Rows from a dataset of charts and code:
* START *

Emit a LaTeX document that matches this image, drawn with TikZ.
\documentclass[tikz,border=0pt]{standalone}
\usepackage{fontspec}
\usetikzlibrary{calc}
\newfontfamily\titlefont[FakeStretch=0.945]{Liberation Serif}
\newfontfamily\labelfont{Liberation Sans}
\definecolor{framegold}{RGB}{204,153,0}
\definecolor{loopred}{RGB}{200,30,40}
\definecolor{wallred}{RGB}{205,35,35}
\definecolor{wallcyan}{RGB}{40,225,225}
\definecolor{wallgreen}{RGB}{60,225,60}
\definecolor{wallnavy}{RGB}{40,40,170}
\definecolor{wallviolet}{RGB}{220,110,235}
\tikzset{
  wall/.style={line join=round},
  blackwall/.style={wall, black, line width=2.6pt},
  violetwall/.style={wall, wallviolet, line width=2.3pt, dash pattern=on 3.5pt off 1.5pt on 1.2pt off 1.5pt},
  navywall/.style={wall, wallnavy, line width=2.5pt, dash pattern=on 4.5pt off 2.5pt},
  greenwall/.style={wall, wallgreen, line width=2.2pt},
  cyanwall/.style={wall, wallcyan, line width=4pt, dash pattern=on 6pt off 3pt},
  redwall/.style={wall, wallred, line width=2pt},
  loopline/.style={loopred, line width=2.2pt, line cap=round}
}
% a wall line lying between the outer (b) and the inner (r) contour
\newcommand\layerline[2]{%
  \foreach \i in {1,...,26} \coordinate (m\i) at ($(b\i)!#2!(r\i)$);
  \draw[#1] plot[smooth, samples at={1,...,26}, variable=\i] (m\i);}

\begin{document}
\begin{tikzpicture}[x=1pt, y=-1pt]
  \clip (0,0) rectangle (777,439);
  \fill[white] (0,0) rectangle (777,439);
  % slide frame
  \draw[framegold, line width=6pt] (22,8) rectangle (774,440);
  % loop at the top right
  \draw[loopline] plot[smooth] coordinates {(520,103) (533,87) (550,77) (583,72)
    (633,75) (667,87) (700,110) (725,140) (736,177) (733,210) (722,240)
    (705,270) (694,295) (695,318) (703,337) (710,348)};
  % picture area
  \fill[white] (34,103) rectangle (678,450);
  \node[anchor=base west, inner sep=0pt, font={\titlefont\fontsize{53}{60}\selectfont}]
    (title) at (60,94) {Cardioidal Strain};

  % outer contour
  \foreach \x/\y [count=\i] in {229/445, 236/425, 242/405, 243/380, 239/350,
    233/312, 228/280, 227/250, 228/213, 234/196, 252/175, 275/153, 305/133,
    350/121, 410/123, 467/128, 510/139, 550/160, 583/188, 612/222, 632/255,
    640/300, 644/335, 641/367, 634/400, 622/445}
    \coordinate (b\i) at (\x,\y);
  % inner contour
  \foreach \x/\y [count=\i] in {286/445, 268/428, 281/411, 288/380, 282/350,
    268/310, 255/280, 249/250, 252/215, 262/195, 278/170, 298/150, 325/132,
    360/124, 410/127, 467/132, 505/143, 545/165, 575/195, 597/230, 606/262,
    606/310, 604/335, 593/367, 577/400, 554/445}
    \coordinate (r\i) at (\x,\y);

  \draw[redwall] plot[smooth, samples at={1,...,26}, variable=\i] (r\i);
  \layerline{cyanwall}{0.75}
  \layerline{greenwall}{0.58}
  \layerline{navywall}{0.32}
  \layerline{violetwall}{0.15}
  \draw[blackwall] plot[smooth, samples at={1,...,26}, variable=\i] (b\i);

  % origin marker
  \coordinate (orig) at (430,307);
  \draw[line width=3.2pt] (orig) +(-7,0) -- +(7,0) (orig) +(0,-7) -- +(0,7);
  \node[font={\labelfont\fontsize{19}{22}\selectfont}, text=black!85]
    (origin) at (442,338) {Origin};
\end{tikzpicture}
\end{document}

* END *
* START *

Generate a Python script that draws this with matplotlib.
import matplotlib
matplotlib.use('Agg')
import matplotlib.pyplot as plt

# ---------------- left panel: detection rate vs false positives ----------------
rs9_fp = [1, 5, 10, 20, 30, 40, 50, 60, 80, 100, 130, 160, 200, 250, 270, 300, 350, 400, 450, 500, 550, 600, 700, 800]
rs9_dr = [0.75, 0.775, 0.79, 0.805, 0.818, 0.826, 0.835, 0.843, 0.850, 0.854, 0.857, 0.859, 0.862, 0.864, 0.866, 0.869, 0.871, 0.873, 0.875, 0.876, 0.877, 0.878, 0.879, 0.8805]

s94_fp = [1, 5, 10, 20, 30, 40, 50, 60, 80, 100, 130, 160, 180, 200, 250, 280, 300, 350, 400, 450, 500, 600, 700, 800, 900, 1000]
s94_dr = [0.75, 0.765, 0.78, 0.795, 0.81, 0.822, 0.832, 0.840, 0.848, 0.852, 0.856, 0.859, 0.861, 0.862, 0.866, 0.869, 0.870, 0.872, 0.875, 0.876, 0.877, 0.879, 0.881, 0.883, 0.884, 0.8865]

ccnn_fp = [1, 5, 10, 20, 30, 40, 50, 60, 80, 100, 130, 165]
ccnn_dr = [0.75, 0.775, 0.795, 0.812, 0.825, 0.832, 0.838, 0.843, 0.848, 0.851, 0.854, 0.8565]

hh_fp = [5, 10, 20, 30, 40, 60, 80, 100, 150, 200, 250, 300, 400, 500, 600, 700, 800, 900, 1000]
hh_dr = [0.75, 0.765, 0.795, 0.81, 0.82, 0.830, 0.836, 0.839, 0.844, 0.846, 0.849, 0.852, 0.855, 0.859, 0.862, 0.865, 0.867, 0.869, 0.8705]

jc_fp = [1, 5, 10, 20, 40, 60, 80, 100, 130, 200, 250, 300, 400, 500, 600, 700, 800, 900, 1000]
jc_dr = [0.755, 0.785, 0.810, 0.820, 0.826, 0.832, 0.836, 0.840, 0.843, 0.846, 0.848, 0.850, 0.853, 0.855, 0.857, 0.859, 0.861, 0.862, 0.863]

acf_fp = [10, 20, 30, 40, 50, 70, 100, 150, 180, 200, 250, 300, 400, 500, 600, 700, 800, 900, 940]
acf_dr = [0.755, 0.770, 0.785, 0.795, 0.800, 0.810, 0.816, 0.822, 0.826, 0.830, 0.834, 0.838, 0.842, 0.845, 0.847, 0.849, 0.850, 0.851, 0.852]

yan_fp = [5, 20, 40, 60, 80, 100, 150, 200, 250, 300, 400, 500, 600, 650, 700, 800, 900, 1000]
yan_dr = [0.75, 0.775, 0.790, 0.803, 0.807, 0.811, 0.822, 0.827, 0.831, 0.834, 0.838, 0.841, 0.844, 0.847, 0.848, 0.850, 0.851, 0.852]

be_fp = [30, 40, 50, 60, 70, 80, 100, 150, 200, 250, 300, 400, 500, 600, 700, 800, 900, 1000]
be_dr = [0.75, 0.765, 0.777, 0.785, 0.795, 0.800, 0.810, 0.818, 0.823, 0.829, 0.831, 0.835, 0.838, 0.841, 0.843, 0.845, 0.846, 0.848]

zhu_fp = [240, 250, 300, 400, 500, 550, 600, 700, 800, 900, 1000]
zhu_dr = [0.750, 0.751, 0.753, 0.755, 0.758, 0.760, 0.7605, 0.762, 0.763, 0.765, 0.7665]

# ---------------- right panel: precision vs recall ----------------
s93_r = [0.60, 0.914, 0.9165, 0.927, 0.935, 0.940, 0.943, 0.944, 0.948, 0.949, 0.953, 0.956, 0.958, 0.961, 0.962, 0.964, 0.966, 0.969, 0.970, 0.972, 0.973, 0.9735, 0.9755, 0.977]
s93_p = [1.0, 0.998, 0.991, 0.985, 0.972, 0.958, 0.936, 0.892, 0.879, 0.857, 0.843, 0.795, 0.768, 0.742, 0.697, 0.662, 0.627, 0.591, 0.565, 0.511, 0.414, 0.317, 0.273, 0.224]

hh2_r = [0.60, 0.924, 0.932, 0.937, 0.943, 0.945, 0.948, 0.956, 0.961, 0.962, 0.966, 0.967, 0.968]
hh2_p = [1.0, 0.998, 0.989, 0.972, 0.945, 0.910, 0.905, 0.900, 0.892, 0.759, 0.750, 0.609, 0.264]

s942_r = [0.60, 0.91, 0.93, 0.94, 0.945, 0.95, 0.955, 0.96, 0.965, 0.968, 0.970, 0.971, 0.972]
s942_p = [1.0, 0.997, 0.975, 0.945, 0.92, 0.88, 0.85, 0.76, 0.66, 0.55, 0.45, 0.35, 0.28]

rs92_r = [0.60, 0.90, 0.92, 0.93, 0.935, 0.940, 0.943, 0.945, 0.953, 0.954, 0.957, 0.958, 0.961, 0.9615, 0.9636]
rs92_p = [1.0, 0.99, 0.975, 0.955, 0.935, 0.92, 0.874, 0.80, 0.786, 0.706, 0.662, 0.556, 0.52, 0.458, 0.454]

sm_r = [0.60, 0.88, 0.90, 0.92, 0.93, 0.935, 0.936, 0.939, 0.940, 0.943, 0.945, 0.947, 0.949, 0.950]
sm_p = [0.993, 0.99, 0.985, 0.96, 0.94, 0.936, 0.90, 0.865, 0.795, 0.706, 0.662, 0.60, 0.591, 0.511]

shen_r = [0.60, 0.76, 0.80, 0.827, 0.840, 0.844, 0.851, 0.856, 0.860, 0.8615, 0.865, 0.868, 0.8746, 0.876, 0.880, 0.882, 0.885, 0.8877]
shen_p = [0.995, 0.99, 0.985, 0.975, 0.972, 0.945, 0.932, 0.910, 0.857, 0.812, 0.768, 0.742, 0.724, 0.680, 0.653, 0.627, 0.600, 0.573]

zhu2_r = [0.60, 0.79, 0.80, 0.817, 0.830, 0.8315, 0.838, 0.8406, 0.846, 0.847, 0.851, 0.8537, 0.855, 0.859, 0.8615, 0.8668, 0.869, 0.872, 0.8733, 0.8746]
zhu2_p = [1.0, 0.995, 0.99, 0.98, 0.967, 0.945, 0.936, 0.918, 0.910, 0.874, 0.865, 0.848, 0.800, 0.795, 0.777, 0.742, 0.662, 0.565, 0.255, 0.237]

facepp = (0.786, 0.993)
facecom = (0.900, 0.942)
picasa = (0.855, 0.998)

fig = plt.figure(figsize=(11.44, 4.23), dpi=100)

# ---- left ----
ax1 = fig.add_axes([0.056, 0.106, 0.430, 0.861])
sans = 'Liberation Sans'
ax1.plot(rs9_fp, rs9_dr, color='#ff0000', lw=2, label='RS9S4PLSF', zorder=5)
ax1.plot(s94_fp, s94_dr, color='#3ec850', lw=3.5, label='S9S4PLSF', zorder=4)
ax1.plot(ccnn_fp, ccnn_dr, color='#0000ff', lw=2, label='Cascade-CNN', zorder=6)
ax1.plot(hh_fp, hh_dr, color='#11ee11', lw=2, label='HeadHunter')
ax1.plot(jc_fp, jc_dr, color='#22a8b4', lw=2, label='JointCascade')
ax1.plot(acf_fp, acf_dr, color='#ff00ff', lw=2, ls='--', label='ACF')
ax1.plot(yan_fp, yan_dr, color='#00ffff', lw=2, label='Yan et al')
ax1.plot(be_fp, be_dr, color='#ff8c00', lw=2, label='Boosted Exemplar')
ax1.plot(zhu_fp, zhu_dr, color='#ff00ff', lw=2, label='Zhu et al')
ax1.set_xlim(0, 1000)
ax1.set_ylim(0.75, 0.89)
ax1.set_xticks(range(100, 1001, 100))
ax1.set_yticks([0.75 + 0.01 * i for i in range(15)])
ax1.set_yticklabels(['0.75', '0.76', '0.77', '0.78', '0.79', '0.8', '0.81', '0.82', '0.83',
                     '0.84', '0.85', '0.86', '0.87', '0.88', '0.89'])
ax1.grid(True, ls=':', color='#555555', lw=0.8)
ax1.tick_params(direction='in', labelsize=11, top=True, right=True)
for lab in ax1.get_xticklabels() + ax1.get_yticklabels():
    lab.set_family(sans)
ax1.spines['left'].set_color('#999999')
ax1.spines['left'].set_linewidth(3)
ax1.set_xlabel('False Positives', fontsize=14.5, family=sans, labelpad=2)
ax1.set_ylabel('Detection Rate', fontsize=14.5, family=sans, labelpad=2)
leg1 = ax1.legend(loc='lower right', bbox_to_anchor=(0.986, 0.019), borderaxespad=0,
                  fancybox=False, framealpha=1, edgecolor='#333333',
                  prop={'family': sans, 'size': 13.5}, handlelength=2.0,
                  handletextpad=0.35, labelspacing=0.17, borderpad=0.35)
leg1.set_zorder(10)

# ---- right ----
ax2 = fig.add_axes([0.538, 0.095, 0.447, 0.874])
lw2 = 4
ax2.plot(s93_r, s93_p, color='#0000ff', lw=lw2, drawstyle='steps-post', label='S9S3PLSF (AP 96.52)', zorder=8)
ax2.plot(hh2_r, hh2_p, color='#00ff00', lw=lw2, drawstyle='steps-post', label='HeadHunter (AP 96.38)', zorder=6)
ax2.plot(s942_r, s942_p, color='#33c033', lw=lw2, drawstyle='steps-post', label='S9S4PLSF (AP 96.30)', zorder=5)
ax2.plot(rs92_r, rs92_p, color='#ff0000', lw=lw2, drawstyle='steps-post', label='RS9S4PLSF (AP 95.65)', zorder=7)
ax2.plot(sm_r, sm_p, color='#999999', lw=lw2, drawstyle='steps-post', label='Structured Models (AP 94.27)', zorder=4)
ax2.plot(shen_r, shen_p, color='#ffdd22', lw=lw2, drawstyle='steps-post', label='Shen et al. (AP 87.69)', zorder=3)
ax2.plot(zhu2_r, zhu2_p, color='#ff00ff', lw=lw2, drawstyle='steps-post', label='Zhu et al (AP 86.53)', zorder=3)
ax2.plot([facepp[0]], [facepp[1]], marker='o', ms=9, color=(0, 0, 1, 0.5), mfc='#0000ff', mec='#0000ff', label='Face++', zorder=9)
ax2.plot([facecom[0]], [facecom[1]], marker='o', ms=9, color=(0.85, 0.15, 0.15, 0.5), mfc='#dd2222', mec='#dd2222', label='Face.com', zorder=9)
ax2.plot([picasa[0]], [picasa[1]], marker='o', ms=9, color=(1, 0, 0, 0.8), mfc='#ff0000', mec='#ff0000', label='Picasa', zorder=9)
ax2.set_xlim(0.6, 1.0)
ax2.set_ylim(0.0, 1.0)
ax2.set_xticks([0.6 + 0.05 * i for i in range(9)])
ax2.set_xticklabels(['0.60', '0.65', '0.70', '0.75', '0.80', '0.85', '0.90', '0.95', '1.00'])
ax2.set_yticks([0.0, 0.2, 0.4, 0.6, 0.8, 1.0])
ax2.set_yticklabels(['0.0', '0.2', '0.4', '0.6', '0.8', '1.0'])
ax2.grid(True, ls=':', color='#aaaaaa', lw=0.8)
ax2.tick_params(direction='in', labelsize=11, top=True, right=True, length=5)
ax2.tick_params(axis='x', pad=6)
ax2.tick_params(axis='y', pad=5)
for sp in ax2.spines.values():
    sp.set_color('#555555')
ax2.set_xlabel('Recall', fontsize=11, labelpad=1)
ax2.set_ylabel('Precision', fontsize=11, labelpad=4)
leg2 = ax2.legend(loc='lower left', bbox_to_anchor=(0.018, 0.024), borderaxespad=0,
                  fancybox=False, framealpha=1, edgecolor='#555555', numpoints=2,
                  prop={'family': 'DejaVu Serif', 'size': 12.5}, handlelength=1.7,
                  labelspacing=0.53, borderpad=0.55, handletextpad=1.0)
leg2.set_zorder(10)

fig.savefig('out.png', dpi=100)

* END *

→ **Problem description**: Emit only the lines from the one containing "Generate a Python" through the one containing "0.867, 0.869, 0.8705]", copied exactly.

→ **Result for this exercise**:
Generate a Python script that draws this with matplotlib.
import matplotlib
matplotlib.use('Agg')
import matplotlib.pyplot as plt

# ---------------- left panel: detection rate vs false positives ----------------
rs9_fp = [1, 5, 10, 20, 30, 40, 50, 60, 80, 100, 130, 160, 200, 250, 270, 300, 350, 400, 450, 500, 550, 600, 700, 800]
rs9_dr = [0.75, 0.775, 0.79, 0.805, 0.818, 0.826, 0.835, 0.843, 0.850, 0.854, 0.857, 0.859, 0.862, 0.864, 0.866, 0.869, 0.871, 0.873, 0.875, 0.876, 0.877, 0.878, 0.879, 0.8805]

s94_fp = [1, 5, 10, 20, 30, 40, 50, 60, 80, 100, 130, 160, 180, 200, 250, 280, 300, 350, 400, 450, 500, 600, 700, 800, 900, 1000]
s94_dr = [0.75, 0.765, 0.78, 0.795, 0.81, 0.822, 0.832, 0.840, 0.848, 0.852, 0.856, 0.859, 0.861, 0.862, 0.866, 0.869, 0.870, 0.872, 0.875, 0.876, 0.877, 0.879, 0.881, 0.883, 0.884, 0.8865]

ccnn_fp = [1, 5, 10, 20, 30, 40, 50, 60, 80, 100, 130, 165]
ccnn_dr = [0.75, 0.775, 0.795, 0.812, 0.825, 0.832, 0.838, 0.843, 0.848, 0.851, 0.854, 0.8565]

hh_fp = [5, 10, 20, 30, 40, 60, 80, 100, 150, 200, 250, 300, 400, 500, 600, 700, 800, 900, 1000]
hh_dr = [0.75, 0.765, 0.795, 0.81, 0.82, 0.830, 0.836, 0.839, 0.844, 0.846, 0.849, 0.852, 0.855, 0.859, 0.862, 0.865, 0.867, 0.869, 0.8705]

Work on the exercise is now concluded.